Cette décision illustre les conditions d'application du dispositif de l'abus de droit fiscal et de la qualification d'avantages occultes, dans un contexte de cession d'entreprise et de versement d'indemnités de licenciement à un dirigeant.
L'article L. 64 du LPF permet à l'administration d'écarter les actes constitutifs d'un abus de droit, soit en raison de leur caractère fictif, soit qu'ils recherchent le bénéfice d'une application littérale des textes contraire aux objectifs poursuivis par le législateur. Dans le cas présent, c'est le caractère fictif de l'acte qui est en cause.
Quant à la qualification fiscale des sommes versées, l'article 111-c du CGI considère notamment comme revenus distribués "les rémunérations et avantages occultes". La jurisprudence précise qu'un avantage sans contrepartie doit être qualifié de libéralité constituant un avantage occulte, même lorsque l'opération est régulièrement comptabilisée, dès lors que cette comptabilisation ne révèle pas, par elle-même, la libéralité en cause.
Rappel des faits :
M. A était initialement gérant de la SARL NC depuis 2006, puis est devenu président lorsqu'elle a été transformée en SAS. Il a été révoqué de ce mandat social le 27 mai 2015. Jusqu'en mars 2015, il contrôlait entièrement cette société, directement et indirectement via l'EURL A dont il était l'unique associé.
Entre mars et août 2015, M. A a cédé ses parts dans la SAS NC et dans l'EURL A à ses sœurs, pour un prix unitaire symbolique d'un euro. Le 12 juin 2015, peu après ces cessions, un licenciement lui a été notifié pour son prétendu emploi salarié de directeur juridique. Un protocole transactionnel a été signé le 29 mars 2016, prévoyant le versement d'indemnités.
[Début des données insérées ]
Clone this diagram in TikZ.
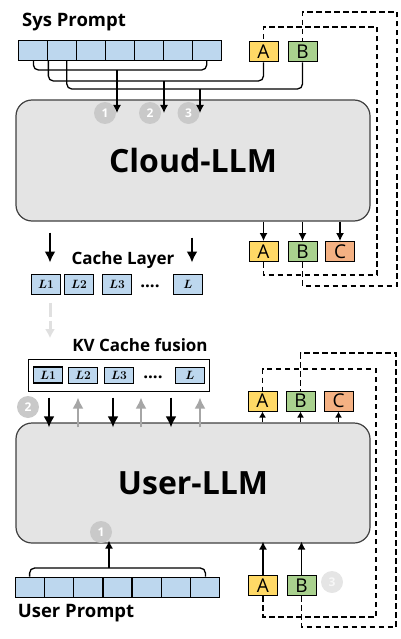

À la suite d'un ESFP au titre des années 2016 et 2017, l'administration a requalifié les sommes perçues en exécution de ce protocole transactionnel (364 404 € au total) en RCM, sur le fondement de l'article 111-c du CGI. Cette requalification était motivée par le fait que M. A ne pouvait justifier avoir été salarié de la société et qu'il en était resté le dirigeant de fait.
Après plusieurs échanges contradictoires et entretiens, l'administration a accepté de déduire de la base des rectifications la somme de 73 296 €, déjà soumise à l'impôt sur le revenu dans la catégorie des traitements et salaires, et a abandonné la majoration de 80% pour manœuvres frauduleuses initialement appliquée. Les cotisations supplémentaires ont été mises en recouvrement en avril et juin 2021. La réclamation préalable du contribuable a été rejetée le 25 octobre 2022. M. A a saisi la juridiction administrative.
Sur le fond M.A :
- conteste être resté dirigeant de fait de la société après sa révocation, remettant ainsi en cause le caractère fictif de son licenciement.
- considère que les sommes perçues ne pouvaient être qualifiées d'avantages occultes au sens de l'article 111-c du CGI, puisqu'elles avaient été inscrites en comptabilité avec identification du bénéficiaire et déclarées fiscalement.
- soutient que l'administration n'avait pas correctement tenu compte des sommes déjà déclarées en tant que salaires en 2016 et 2017, conduisant à une double imposition.
L'administration fiscale, quant à elle, maintient la fictivité du licenciement et la qualification d'avantages occultes, malgré la comptabilisation des sommes en cause.
Le tribunal administratif a rejeté l'ensemble des arguments de M.A
Concernant l'abus de droit fiscal, le tribunal a relevé un faisceau d'indices convergents démontrant le caractère fictif du licenciement :
- L'absence de lien de subordination caractérisant une situation de salariat, M. A ayant été le détenteur direct et indirect de la totalité du capital social;
- La cession de ses parts sociales à ses sœurs pour un prix unitaire symbolique d'un euro, concomitamment à son "licenciement", alors que la valeur nette de la société a été estimée à 372 660 € lors de la transmission universelle de patrimoine intervenue un an plus tard;
- L'incapacité des sœurs de M. A à expliquer les raisons et modalités de son licenciement, l'une d'elles ayant reconnu que le protocole transactionnel avait été élaboré par M. A lui-même;
- Le maintien de liens opérationnels entre la société et M. A, notamment par la réexpédition du courrier adressé à la société vers une autre entité contrôlée par lui et la sous-traitance de l'activité à des sociétés qu'il dirigeait.
Sur la qualification fiscale des sommes versées, le tribunal a jugé que le caractère fictif du licenciement conférait aux indemnités versées le caractère de libéralité, justifiant leur imposition en tant qu'avantages occultes au sens de l'article 111-c du CGI, nonobstant leur comptabilisation régulière. Le tribunal a précisé que cette comptabilisation, présentant ces sommes comme des indemnités transactionnelles et non comme une libéralité, ne révélait pas leur véritable nature.